After being in the Wyndham stable, the Door was acquired in August 2005 by the powerful Blackstone group (which also bought the Hilton chain) and is operated as one of its LXR Luxury Resorts.
"This is a jewel, and everyone views it as that," says Tom Posey, LXR Spas chief and Golden Door CEO, addressing concerns that the Door is in for retooling to benefit Blackstone's bottom line.
Blackstone, he says, aims to polish its gem. A new gym just opened; rooms done in modern boutique style are being tested with regulars in advance of a redo.
A big change: Mini-sessions are being offered this year. It's a way "to introduce (the Door) to people who don't have the ability to stay a week," Posey says.
That's "sad," Organic Spa editor Bemis says. "It's not enough time" to kick-start new habits. She sees it as evidence that destination spas are suffering from competition with shorter-stay resorts with spas.
Szekely has capitulated, but "she still believes it takes a week for the benefits to work best," Posey says.

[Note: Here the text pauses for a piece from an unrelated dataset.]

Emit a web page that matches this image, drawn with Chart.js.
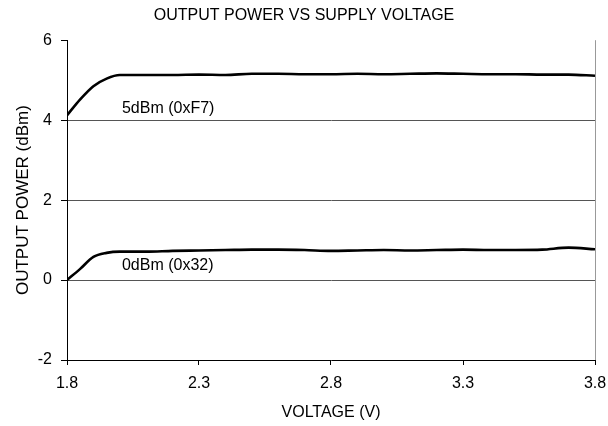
<!DOCTYPE html>
<html>
<head>
<meta charset="utf-8">
<script src="https://cdn.jsdelivr.net/npm/chart.js@4/dist/chart.umd.min.js"></script>
<style>
  html, body { margin: 0; padding: 0; background: #fff; }
  #wrap { width: 608px; height: 426px; }
</style>
</head>
<body>
<div id="wrap"><canvas id="chart"></canvas></div>
<script>
const voltage = [1.8, 1.85, 1.9, 1.95, 2.0, 2.1, 2.2, 2.3, 2.4, 2.5, 2.6, 2.7, 2.8, 2.9, 3.0, 3.1, 3.2, 3.3, 3.4, 3.5, 3.6, 3.7, 3.8];
const power5dBm = [4.12, 4.52, 4.85, 5.04, 5.13, 5.13, 5.13, 5.14, 5.13, 5.16, 5.16, 5.15, 5.15, 5.16, 5.15, 5.16, 5.17, 5.16, 5.15, 5.15, 5.14, 5.14, 5.11];
const power0dBm = [0.0, 0.28, 0.58, 0.68, 0.71, 0.71, 0.73, 0.74, 0.75, 0.76, 0.76, 0.75, 0.73, 0.74, 0.75, 0.74, 0.75, 0.76, 0.75, 0.75, 0.76, 0.81, 0.77];
const xTicks = [1.8, 2.3, 2.8, 3.3, 3.8];
const yTicks = [-2, 0, 2, 4, 6];
const seriesLabels = ['5dBm (0xF7)', '0dBm (0x32)'];

const FONT = 'Arial, "Liberation Sans", sans-serif';

const toPoints = vals => vals.map((v, i) => ({ x: voltage[i], y: v }));

// series names written inside the plot
const inlineLabels = {
    id: 'inlineLabels',
    afterDatasetsDraw(chart) {
        const { ctx, scales: { x, y } } = chart;
        ctx.save();
        ctx.font = '16px ' + FONT;
        ctx.fillStyle = '#000';
        ctx.textBaseline = 'middle';
        ctx.textAlign = 'left';
        ctx.fillText(seriesLabels[0], x.getPixelForValue(2.008), y.getPixelForValue(4.3));
        ctx.fillText(seriesLabels[1], x.getPixelForValue(2.008), y.getPixelForValue(0.35));
        ctx.restore();
    }
};

new Chart(document.getElementById('chart'), {
    type: 'line',
    data: {
        datasets: [
            { data: toPoints(power5dBm), borderColor: '#000', borderWidth: 2.6, pointRadius: 0, cubicInterpolationMode: 'monotone' },
            { data: toPoints(power0dBm), borderColor: '#000', borderWidth: 2.6, pointRadius: 0, cubicInterpolationMode: 'monotone' },
        ],
    },
    options: {
        responsive: true,
        maintainAspectRatio: false,
        animation: false,
        layout: { padding: 0 },
        plugins: {
            legend: { display: false },
            tooltip: { enabled: false },
            title: {
                display: true,
                text: 'OUTPUT POWER VS SUPPLY VOLTAGE',
                color: '#000',
                font: { family: FONT, size: 16, weight: 'normal' },
                padding: { top: 6, bottom: 15 },
            },
        },
        scales: {
            x: {
                type: 'linear',
                min: 1.8,
                max: 3.8,
                afterBuildTicks: s => { s.ticks = xTicks.map(v => ({ value: v })); },
                afterFit: s => { s.height = 66; s.paddingRight = 13; s.paddingLeft = 0; },
                grid: {
                    drawOnChartArea: true,
                    color: c => (c.tick && c.tick.value === 3.8 ? '#999' : 'rgba(0,0,0,0)'),
                    tickColor: '#000',
                    tickLength: 5,
                },
                border: { display: true, color: '#000', width: 1 },
                ticks: {
                    color: '#000',
                    padding: 9,
                    maxRotation: 0,
                    font: { family: FONT, size: 16 },
                    callback: v => v.toFixed(1),
                },
                title: {
                    display: true,
                    text: 'VOLTAGE (V)',
                    color: '#000',
                    font: { family: FONT, size: 16 },
                    padding: { top: 0, bottom: 4 },
                },
            },
            y: {
                min: -2,
                max: 6,
                afterBuildTicks: s => { s.ticks = yTicks.map(v => ({ value: v })); },
                afterFit: s => { s.width = 67; },
                grid: {
                    color: c => (c.tick && (c.tick.value === 6 || c.tick.value === -2) ? 'rgba(0,0,0,0)' : '#555'),
                    tickColor: '#000',
                    tickLength: 6,
                },
                border: { display: true, color: '#000', width: 1 },
                ticks: {
                    color: '#000',
                    padding: 9,
                    font: { family: FONT, size: 16 },
                },
                title: {
                    display: true,
                    text: 'OUTPUT POWER (dBm)',
                    color: '#000',
                    font: { family: FONT, size: 17 },
                    padding: { top: 13, bottom: 0 },
                },
            },
        },
    },
    plugins: [inlineLabels],
});
</script>
</body>
</html>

Like other luxury spas, such as Miraval and Canyon Ranch, the Door (already in resort-spa versions at getaways including Arizona's The Boulders and El Conquistador in Puerto Rico) will expand. A Golden Door spa is due at the yet-to-open Dakota Mountain Lodge in Park City, Utah. Golden Door residential communities also may sprout.
"Look, people are going to live to their 80s and 90s," Szekely says. Spas improve "the quality of life. Everyone wants to be younger."